WHAT NEEDS TO BE DONE: Restate the data exactly as given and keep the pictures out.
───── DATASET EXCERPT
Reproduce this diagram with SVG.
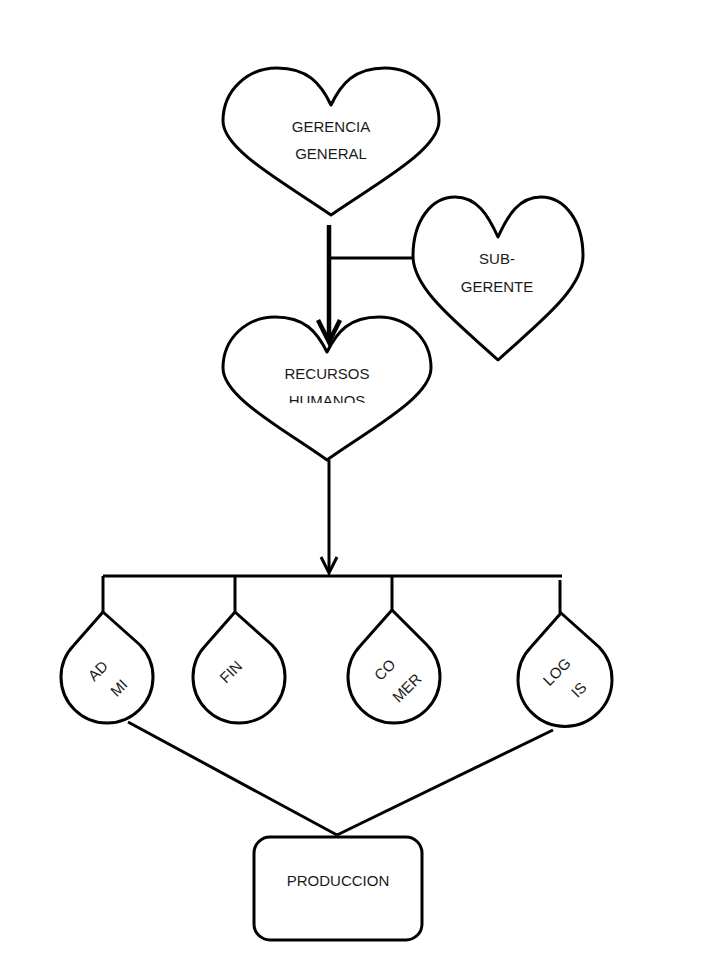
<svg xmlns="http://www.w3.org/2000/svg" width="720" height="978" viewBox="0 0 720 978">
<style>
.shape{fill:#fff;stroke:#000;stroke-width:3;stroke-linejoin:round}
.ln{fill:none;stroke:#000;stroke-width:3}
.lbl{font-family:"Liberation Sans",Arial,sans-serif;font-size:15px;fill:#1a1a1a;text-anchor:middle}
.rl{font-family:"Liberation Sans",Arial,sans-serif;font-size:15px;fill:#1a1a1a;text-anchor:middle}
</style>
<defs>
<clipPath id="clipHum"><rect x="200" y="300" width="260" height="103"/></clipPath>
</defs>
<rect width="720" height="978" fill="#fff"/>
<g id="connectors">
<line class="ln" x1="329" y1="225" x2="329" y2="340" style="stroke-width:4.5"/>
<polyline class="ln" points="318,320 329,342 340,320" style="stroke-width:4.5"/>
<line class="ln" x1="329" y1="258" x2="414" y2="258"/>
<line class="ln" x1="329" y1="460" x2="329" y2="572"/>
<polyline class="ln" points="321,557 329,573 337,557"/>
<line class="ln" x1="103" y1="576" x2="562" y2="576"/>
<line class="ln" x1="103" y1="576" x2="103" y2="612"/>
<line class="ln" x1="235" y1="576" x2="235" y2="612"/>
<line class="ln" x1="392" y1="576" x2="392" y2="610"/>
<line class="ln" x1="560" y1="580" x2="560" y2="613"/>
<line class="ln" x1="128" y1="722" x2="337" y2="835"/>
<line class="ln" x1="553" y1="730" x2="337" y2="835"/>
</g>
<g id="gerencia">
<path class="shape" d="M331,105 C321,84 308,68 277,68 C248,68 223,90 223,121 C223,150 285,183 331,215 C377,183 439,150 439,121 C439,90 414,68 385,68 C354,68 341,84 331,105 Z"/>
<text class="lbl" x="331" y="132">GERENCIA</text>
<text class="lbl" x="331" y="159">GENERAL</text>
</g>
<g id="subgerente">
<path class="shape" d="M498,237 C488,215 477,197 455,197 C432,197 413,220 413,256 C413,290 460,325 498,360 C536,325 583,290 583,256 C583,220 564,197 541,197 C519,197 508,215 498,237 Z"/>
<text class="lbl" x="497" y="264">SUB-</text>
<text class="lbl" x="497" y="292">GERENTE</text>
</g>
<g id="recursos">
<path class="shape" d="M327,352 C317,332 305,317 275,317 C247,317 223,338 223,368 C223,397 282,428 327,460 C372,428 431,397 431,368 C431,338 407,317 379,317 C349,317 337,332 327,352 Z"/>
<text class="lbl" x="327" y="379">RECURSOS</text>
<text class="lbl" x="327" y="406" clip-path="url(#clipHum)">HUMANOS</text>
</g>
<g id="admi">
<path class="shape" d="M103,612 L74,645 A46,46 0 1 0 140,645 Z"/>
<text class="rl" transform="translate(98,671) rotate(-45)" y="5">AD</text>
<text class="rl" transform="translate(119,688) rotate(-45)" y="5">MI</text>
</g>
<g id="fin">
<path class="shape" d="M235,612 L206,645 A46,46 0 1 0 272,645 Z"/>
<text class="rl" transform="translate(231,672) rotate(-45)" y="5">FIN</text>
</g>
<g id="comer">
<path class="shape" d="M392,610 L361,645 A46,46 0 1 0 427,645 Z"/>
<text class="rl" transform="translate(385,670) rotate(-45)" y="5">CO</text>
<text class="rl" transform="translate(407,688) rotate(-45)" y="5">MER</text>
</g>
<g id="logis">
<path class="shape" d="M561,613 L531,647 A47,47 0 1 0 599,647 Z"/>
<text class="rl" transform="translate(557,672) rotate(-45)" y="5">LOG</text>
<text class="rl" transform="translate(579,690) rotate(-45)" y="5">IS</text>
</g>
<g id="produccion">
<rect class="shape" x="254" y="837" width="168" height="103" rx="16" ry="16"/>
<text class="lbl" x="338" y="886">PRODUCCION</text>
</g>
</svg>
──────────
REPLY TO THE EXERCISE:
Reproduce this diagram with SVG.
<svg xmlns="http://www.w3.org/2000/svg" width="720" height="978" viewBox="0 0 720 978">
<style>
.shape{fill:#fff;stroke:#000;stroke-width:3;stroke-linejoin:round}
.ln{fill:none;stroke:#000;stroke-width:3}
.lbl{font-family:"Liberation Sans",Arial,sans-serif;font-size:15px;fill:#1a1a1a;text-anchor:middle}
.rl{font-family:"Liberation Sans",Arial,sans-serif;font-size:15px;fill:#1a1a1a;text-anchor:middle}
</style>
<defs>
<clipPath id="clipHum"><rect x="200" y="300" width="260" height="103"/></clipPath>
</defs>
<rect width="720" height="978" fill="#fff"/>
<g id="connectors">
<line class="ln" x1="329" y1="225" x2="329" y2="340" style="stroke-width:4.5"/>
<polyline class="ln" points="318,320 329,342 340,320" style="stroke-width:4.5"/>
<line class="ln" x1="329" y1="258" x2="414" y2="258"/>
<line class="ln" x1="329" y1="460" x2="329" y2="572"/>
<polyline class="ln" points="321,557 329,573 337,557"/>
<line class="ln" x1="103" y1="576" x2="562" y2="576"/>
<line class="ln" x1="103" y1="576" x2="103" y2="612"/>
<line class="ln" x1="235" y1="576" x2="235" y2="612"/>
<line class="ln" x1="392" y1="576" x2="392" y2="610"/>
<line class="ln" x1="560" y1="580" x2="560" y2="613"/>
<line class="ln" x1="128" y1="722" x2="337" y2="835"/>
<line class="ln" x1="553" y1="730" x2="337" y2="835"/>
</g>
<g id="gerencia">
<path class="shape" d="M331,105 C321,84 308,68 277,68 C248,68 223,90 223,121 C223,150 285,183 331,215 C377,183 439,150 439,121 C439,90 414,68 385,68 C354,68 341,84 331,105 Z"/>
<text class="lbl" x="331" y="132">GERENCIA</text>
<text class="lbl" x="331" y="159">GENERAL</text>
</g>
<g id="subgerente">
<path class="shape" d="M498,237 C488,215 477,197 455,197 C432,197 413,220 413,256 C413,290 460,325 498,360 C536,325 583,290 583,256 C583,220 564,197 541,197 C519,197 508,215 498,237 Z"/>
<text class="lbl" x="497" y="264">SUB-</text>
<text class="lbl" x="497" y="292">GERENTE</text>
</g>
<g id="recursos">
<path class="shape" d="M327,352 C317,332 305,317 275,317 C247,317 223,338 223,368 C223,397 282,428 327,460 C372,428 431,397 431,368 C431,338 407,317 379,317 C349,317 337,332 327,352 Z"/>
<text class="lbl" x="327" y="379">RECURSOS</text>
<text class="lbl" x="327" y="406" clip-path="url(#clipHum)">HUMANOS</text>
</g>
<g id="admi">
<path class="shape" d="M103,612 L74,645 A46,46 0 1 0 140,645 Z"/>
<text class="rl" transform="translate(98,671) rotate(-45)" y="5">AD</text>
<text class="rl" transform="translate(119,688) rotate(-45)" y="5">MI</text>
</g>
<g id="fin">
<path class="shape" d="M235,612 L206,645 A46,46 0 1 0 272,645 Z"/>
<text class="rl" transform="translate(231,672) rotate(-45)" y="5">FIN</text>
</g>
<g id="comer">
<path class="shape" d="M392,610 L361,645 A46,46 0 1 0 427,645 Z"/>
<text class="rl" transform="translate(385,670) rotate(-45)" y="5">CO</text>
<text class="rl" transform="translate(407,688) rotate(-45)" y="5">MER</text>
</g>
<g id="logis">
<path class="shape" d="M561,613 L531,647 A47,47 0 1 0 599,647 Z"/>
<text class="rl" transform="translate(557,672) rotate(-45)" y="5">LOG</text>
<text class="rl" transform="translate(579,690) rotate(-45)" y="5">IS</text>
</g>
<g id="produccion">
<rect class="shape" x="254" y="837" width="168" height="103" rx="16" ry="16"/>
<text class="lbl" x="338" y="886">PRODUCCION</text>
</g>
</svg>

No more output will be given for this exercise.